WWE
Shock
We’re told in the intro that 28 years ago the Summer Slam tradition started. Well, I was there for that first one – at least there in the sense of a viewer. It was an important part of my wrestling fandom, one of the early pieces of the puzzle.
Here I am – 27 Summer Slams on from there (many of them I’ve missed) and I’m still puzzled by these pieces, barely falling into place these days. I was a wrestling fan. Then I wasn’t – for a much longer time. Then I was again. And now I’m not. Except I’m still fascinated by the Big Events – and so I watch them, without following the shows in-between or any of the storylines.
That said, Summer Slam 2015 was a huge show – it felt, well, Wrestlemania-esque, right down to the fact that there was more than one Main Event and a few workmanlike matches to provide padding in what was a (long) four-hour show.
But it felt big. Really Big for the most part.
A solid enough opener (Sheamus vs. Randy Orton) had experienced guys knuckling down. Not exciting but not embarrassing.
Then we had a really fun showcase with the Fatal 4 Way WWE Tag Title Match before a plodder between Rusev and Dolph Ziggler.
But the really big matches were the key to this event – Bray Wyatt and Luke Harper vs. Roman Reigns and Dean Ambrose featured most of the guys that have come up in the time since I stopped following wrestling at all closely. But I know these guys from the PPV events I check in on, and I know these guys because they’re good. All of them. And that was the case here – a really wild match with a great energy to it.

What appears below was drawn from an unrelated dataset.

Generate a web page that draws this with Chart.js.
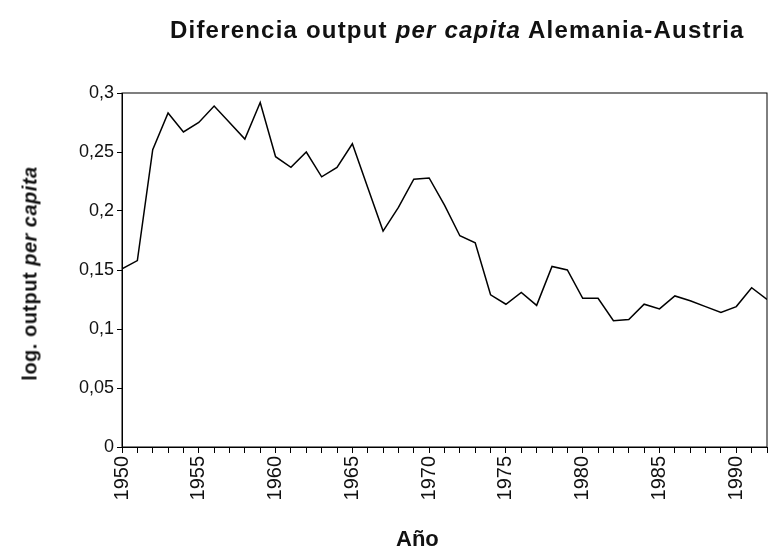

And a curtain-raiser, in a sense, to what really was the match of the night – the mid-card Main Event (if that makes sense?) Here we had John Cena against Seth Rollins and these guys put on a great back and forth show. Maybe the booking failed a bit in the end – it felt like a phoned-in way to finish what had been a gripping contest but obviously it’s all part of the hard-done-by/rematch scenario that will bubble from here. The match was a joy to watch. Two hard-working guys going for it.

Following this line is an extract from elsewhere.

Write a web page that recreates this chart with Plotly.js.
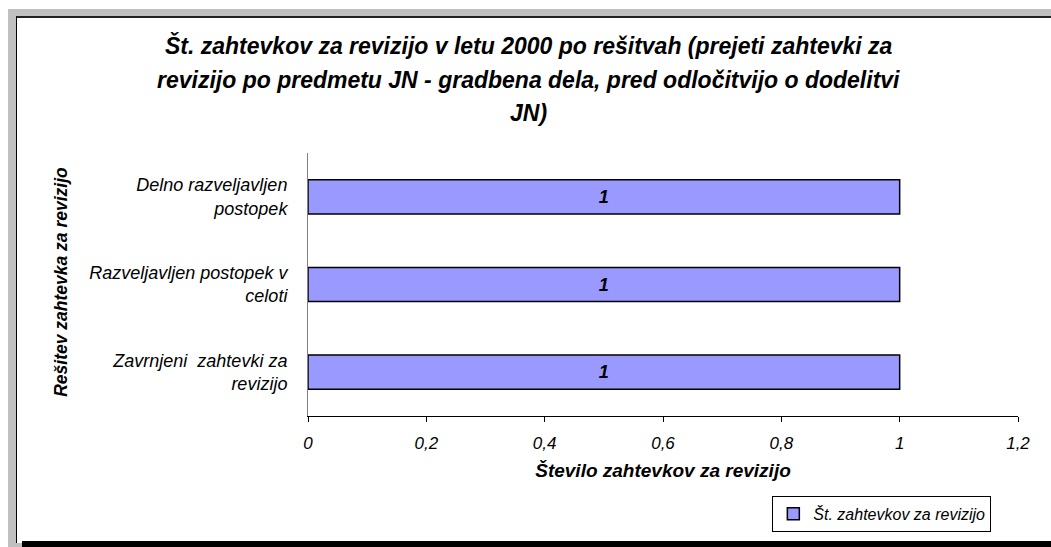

The revamped Diva catalogue now has a cluster of teams – and they were all on show here in a 9 Diva Tag Team Elimination Match, three teams basically. And once a team member is done the whole team goes back to the sheds. This celebrates the Diva staple by giving them all a go and giving them a big spot on a big show – it also shows up the weakness of this division. We can’t care about anyone individually, there are too many of them competing for the one limelight spot essentially. So still a hot mess really. And a shame. Points for (almost) trying though.
Kevin Owens and Cesaro were in the penultimate match of the evening – and this was good, despite me really caring for either player here. Could have been better further down the card, a better match than many of the ones featuring allegedly bigger, better guys.
The big closer was the rematch between Brock Lesnar and Undertaker. This is the Wrestlemania Rematch arriving 16 months late. Well, Taker sure takes his time to heal now. It was another example of a well-scripted, well-played fight being ruined by the closing events. That’s what happens when you’re trying to set up extra rematches though.
I liked this Summer Slam a lot overall – because there wasn’t any total duds. A couple of slow matches, a couple of superfluous matches even but no terrible spots that failed, no car-crash matches. Jon Stewart’s cameo as host was kinda neat – though it ran, almost instantly, into that trouble where they didn’t quite know what to do with him despite his knowledge of and enthusiasm for the product. Here’s a guy that wants to get involved but his small stature and the fact that he’s basically an odd choice – not mainstream enough to mean money, in wrestling terms – meant it was pretty much just weird. That’s fine for me, that’s a big part of what I’ve always liked about wrestling, a strange, messy hodge-podge of colours and clashing ideas in one big, proud, dumb, ugly circus. Yee-haw!